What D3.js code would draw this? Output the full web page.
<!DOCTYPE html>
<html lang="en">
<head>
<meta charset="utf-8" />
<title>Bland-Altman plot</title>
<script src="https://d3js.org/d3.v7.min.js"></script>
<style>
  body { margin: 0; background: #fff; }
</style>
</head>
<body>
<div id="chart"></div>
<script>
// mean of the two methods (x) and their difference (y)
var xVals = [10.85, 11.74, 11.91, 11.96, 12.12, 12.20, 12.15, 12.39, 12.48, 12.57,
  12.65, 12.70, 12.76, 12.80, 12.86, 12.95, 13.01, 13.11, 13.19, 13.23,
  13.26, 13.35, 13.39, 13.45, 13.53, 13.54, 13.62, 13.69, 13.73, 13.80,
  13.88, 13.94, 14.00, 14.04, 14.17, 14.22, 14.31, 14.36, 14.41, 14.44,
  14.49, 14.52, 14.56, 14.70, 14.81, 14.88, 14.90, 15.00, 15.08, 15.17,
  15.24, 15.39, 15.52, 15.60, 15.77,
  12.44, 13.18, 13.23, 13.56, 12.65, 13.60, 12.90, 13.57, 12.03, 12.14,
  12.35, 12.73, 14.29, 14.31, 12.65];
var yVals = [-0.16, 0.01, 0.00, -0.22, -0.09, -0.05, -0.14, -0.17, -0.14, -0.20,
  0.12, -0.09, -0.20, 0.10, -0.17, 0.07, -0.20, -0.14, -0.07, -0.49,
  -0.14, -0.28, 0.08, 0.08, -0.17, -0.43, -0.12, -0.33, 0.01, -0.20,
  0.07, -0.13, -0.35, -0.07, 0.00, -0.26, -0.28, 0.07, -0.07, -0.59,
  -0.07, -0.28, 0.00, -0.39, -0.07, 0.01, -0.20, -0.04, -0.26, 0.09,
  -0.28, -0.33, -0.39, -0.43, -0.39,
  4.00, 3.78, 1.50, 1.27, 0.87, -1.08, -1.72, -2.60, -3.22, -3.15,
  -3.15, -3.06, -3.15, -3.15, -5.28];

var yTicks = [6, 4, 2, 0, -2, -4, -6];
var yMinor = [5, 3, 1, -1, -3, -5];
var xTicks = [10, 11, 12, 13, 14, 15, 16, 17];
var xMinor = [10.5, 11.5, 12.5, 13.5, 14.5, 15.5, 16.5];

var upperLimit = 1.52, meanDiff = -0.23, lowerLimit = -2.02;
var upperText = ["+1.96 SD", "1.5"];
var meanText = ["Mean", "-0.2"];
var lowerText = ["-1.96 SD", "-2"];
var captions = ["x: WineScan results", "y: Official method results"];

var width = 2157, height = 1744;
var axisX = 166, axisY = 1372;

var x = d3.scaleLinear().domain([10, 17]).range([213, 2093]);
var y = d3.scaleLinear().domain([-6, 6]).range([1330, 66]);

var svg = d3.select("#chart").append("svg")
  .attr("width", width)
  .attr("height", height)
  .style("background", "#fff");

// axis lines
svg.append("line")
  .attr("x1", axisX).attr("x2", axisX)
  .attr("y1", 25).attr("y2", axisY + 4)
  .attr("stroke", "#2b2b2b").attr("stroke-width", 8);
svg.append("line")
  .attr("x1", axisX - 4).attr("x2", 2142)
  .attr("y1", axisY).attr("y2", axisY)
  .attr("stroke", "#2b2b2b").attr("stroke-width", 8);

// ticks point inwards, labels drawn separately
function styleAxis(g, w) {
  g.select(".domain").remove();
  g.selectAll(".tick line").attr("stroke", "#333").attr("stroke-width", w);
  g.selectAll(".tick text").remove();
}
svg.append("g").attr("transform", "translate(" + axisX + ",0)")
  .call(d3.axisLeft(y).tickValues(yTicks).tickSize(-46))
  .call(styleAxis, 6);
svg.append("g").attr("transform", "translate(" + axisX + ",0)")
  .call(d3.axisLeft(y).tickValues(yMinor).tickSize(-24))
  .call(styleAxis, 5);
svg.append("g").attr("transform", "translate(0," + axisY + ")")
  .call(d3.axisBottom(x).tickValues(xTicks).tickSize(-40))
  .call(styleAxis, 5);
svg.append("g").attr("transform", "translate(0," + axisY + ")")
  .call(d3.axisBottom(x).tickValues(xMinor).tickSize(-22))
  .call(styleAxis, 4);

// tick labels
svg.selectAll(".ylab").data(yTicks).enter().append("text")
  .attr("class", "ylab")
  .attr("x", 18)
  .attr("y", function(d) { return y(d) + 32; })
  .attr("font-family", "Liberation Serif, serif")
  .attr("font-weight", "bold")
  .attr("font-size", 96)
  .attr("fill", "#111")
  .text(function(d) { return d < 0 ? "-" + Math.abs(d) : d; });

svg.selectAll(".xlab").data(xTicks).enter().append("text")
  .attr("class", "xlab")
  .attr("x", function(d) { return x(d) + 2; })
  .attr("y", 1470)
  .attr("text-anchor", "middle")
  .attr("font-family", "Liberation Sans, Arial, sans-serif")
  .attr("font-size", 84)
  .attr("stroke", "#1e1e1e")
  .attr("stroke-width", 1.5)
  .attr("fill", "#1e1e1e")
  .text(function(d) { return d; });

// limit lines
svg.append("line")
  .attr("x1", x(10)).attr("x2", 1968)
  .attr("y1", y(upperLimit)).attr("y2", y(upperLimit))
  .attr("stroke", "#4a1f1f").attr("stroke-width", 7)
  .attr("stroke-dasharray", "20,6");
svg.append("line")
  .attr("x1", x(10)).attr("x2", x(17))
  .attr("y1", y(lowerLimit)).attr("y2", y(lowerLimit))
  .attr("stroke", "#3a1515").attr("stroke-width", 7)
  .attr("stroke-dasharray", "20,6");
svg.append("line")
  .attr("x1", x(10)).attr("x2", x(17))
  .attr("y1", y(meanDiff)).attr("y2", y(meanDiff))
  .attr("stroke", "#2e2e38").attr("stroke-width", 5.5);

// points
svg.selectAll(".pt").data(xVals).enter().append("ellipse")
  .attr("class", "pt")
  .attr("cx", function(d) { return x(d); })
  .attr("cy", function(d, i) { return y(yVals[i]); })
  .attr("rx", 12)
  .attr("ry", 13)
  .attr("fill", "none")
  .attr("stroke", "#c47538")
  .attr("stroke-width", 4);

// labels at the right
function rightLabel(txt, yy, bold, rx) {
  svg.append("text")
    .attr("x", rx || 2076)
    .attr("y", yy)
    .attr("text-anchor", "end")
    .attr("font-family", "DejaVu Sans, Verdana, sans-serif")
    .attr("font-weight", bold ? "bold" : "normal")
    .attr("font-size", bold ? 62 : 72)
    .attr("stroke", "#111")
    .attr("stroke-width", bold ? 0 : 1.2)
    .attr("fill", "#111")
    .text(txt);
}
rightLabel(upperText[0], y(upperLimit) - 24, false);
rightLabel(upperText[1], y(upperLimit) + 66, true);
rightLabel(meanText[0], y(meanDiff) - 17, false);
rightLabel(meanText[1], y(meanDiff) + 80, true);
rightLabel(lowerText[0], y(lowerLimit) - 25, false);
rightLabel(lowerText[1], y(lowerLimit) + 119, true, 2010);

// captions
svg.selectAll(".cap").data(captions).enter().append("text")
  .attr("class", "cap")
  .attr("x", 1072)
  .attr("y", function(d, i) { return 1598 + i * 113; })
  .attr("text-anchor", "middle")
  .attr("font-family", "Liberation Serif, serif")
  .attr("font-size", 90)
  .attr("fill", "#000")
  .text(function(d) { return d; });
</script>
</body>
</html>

+ + +

◆ **YOUR TASK**: Reproduce the complete data exactly as presented above.

◆ **COMPLETE OUTPUT**:
What D3.js code would draw this? Output the full web page.
<!DOCTYPE html>
<html lang="en">
<head>
<meta charset="utf-8" />
<title>Bland-Altman plot</title>
<script src="https://d3js.org/d3.v7.min.js"></script>
<style>
  body { margin: 0; background: #fff; }
</style>
</head>
<body>
<div id="chart"></div>
<script>
// mean of the two methods (x) and their difference (y)
var xVals = [10.85, 11.74, 11.91, 11.96, 12.12, 12.20, 12.15, 12.39, 12.48, 12.57,
  12.65, 12.70, 12.76, 12.80, 12.86, 12.95, 13.01, 13.11, 13.19, 13.23,
  13.26, 13.35, 13.39, 13.45, 13.53, 13.54, 13.62, 13.69, 13.73, 13.80,
  13.88, 13.94, 14.00, 14.04, 14.17, 14.22, 14.31, 14.36, 14.41, 14.44,
  14.49, 14.52, 14.56, 14.70, 14.81, 14.88, 14.90, 15.00, 15.08, 15.17,
  15.24, 15.39, 15.52, 15.60, 15.77,
  12.44, 13.18, 13.23, 13.56, 12.65, 13.60, 12.90, 13.57, 12.03, 12.14,
  12.35, 12.73, 14.29, 14.31, 12.65];
var yVals = [-0.16, 0.01, 0.00, -0.22, -0.09, -0.05, -0.14, -0.17, -0.14, -0.20,
  0.12, -0.09, -0.20, 0.10, -0.17, 0.07, -0.20, -0.14, -0.07, -0.49,
  -0.14, -0.28, 0.08, 0.08, -0.17, -0.43, -0.12, -0.33, 0.01, -0.20,
  0.07, -0.13, -0.35, -0.07, 0.00, -0.26, -0.28, 0.07, -0.07, -0.59,
  -0.07, -0.28, 0.00, -0.39, -0.07, 0.01, -0.20, -0.04, -0.26, 0.09,
  -0.28, -0.33, -0.39, -0.43, -0.39,
  4.00, 3.78, 1.50, 1.27, 0.87, -1.08, -1.72, -2.60, -3.22, -3.15,
  -3.15, -3.06, -3.15, -3.15, -5.28];

var yTicks = [6, 4, 2, 0, -2, -4, -6];
var yMinor = [5, 3, 1, -1, -3, -5];
var xTicks = [10, 11, 12, 13, 14, 15, 16, 17];
var xMinor = [10.5, 11.5, 12.5, 13.5, 14.5, 15.5, 16.5];

var upperLimit = 1.52, meanDiff = -0.23, lowerLimit = -2.02;
var upperText = ["+1.96 SD", "1.5"];
var meanText = ["Mean", "-0.2"];
var lowerText = ["-1.96 SD", "-2"];
var captions = ["x: WineScan results", "y: Official method results"];

var width = 2157, height = 1744;
var axisX = 166, axisY = 1372;

var x = d3.scaleLinear().domain([10, 17]).range([213, 2093]);
var y = d3.scaleLinear().domain([-6, 6]).range([1330, 66]);

var svg = d3.select("#chart").append("svg")
  .attr("width", width)
  .attr("height", height)
  .style("background", "#fff");

// axis lines
svg.append("line")
  .attr("x1", axisX).attr("x2", axisX)
  .attr("y1", 25).attr("y2", axisY + 4)
  .attr("stroke", "#2b2b2b").attr("stroke-width", 8);
svg.append("line")
  .attr("x1", axisX - 4).attr("x2", 2142)
  .attr("y1", axisY).attr("y2", axisY)
  .attr("stroke", "#2b2b2b").attr("stroke-width", 8);

// ticks point inwards, labels drawn separately
function styleAxis(g, w) {
  g.select(".domain").remove();
  g.selectAll(".tick line").attr("stroke", "#333").attr("stroke-width", w);
  g.selectAll(".tick text").remove();
}
svg.append("g").attr("transform", "translate(" + axisX + ",0)")
  .call(d3.axisLeft(y).tickValues(yTicks).tickSize(-46))
  .call(styleAxis, 6);
svg.append("g").attr("transform", "translate(" + axisX + ",0)")
  .call(d3.axisLeft(y).tickValues(yMinor).tickSize(-24))
  .call(styleAxis, 5);
svg.append("g").attr("transform", "translate(0," + axisY + ")")
  .call(d3.axisBottom(x).tickValues(xTicks).tickSize(-40))
  .call(styleAxis, 5);
svg.append("g").attr("transform", "translate(0," + axisY + ")")
  .call(d3.axisBottom(x).tickValues(xMinor).tickSize(-22))
  .call(styleAxis, 4);

// tick labels
svg.selectAll(".ylab").data(yTicks).enter().append("text")
  .attr("class", "ylab")
  .attr("x", 18)
  .attr("y", function(d) { return y(d) + 32; })
  .attr("font-family", "Liberation Serif, serif")
  .attr("font-weight", "bold")
  .attr("font-size", 96)
  .attr("fill", "#111")
  .text(function(d) { return d < 0 ? "-" + Math.abs(d) : d; });

svg.selectAll(".xlab").data(xTicks).enter().append("text")
  .attr("class", "xlab")
  .attr("x", function(d) { return x(d) + 2; })
  .attr("y", 1470)
  .attr("text-anchor", "middle")
  .attr("font-family", "Liberation Sans, Arial, sans-serif")
  .attr("font-size", 84)
  .attr("stroke", "#1e1e1e")
  .attr("stroke-width", 1.5)
  .attr("fill", "#1e1e1e")
  .text(function(d) { return d; });

// limit lines
svg.append("line")
  .attr("x1", x(10)).attr("x2", 1968)
  .attr("y1", y(upperLimit)).attr("y2", y(upperLimit))
  .attr("stroke", "#4a1f1f").attr("stroke-width", 7)
  .attr("stroke-dasharray", "20,6");
svg.append("line")
  .attr("x1", x(10)).attr("x2", x(17))
  .attr("y1", y(lowerLimit)).attr("y2", y(lowerLimit))
  .attr("stroke", "#3a1515").attr("stroke-width", 7)
  .attr("stroke-dasharray", "20,6");
svg.append("line")
  .attr("x1", x(10)).attr("x2", x(17))
  .attr("y1", y(meanDiff)).attr("y2", y(meanDiff))
  .attr("stroke", "#2e2e38").attr("stroke-width", 5.5);

// points
svg.selectAll(".pt").data(xVals).enter().append("ellipse")
  .attr("class", "pt")
  .attr("cx", function(d) { return x(d); })
  .attr("cy", function(d, i) { return y(yVals[i]); })
  .attr("rx", 12)
  .attr("ry", 13)
  .attr("fill", "none")
  .attr("stroke", "#c47538")
  .attr("stroke-width", 4);

// labels at the right
function rightLabel(txt, yy, bold, rx) {
  svg.append("text")
    .attr("x", rx || 2076)
    .attr("y", yy)
    .attr("text-anchor", "end")
    .attr("font-family", "DejaVu Sans, Verdana, sans-serif")
    .attr("font-weight", bold ? "bold" : "normal")
    .attr("font-size", bold ? 62 : 72)
    .attr("stroke", "#111")
    .attr("stroke-width", bold ? 0 : 1.2)
    .attr("fill", "#111")
    .text(txt);
}
rightLabel(upperText[0], y(upperLimit) - 24, false);
rightLabel(upperText[1], y(upperLimit) + 66, true);
rightLabel(meanText[0], y(meanDiff) - 17, false);
rightLabel(meanText[1], y(meanDiff) + 80, true);
rightLabel(lowerText[0], y(lowerLimit) - 25, false);
rightLabel(lowerText[1], y(lowerLimit) + 119, true, 2010);

// captions
svg.selectAll(".cap").data(captions).enter().append("text")
  .attr("class", "cap")
  .attr("x", 1072)
  .attr("y", function(d, i) { return 1598 + i * 113; })
  .attr("text-anchor", "middle")
  .attr("font-family", "Liberation Serif, serif")
  .attr("font-size", 90)
  .attr("fill", "#000")
  .text(function(d) { return d; });
</script>
</body>
</html>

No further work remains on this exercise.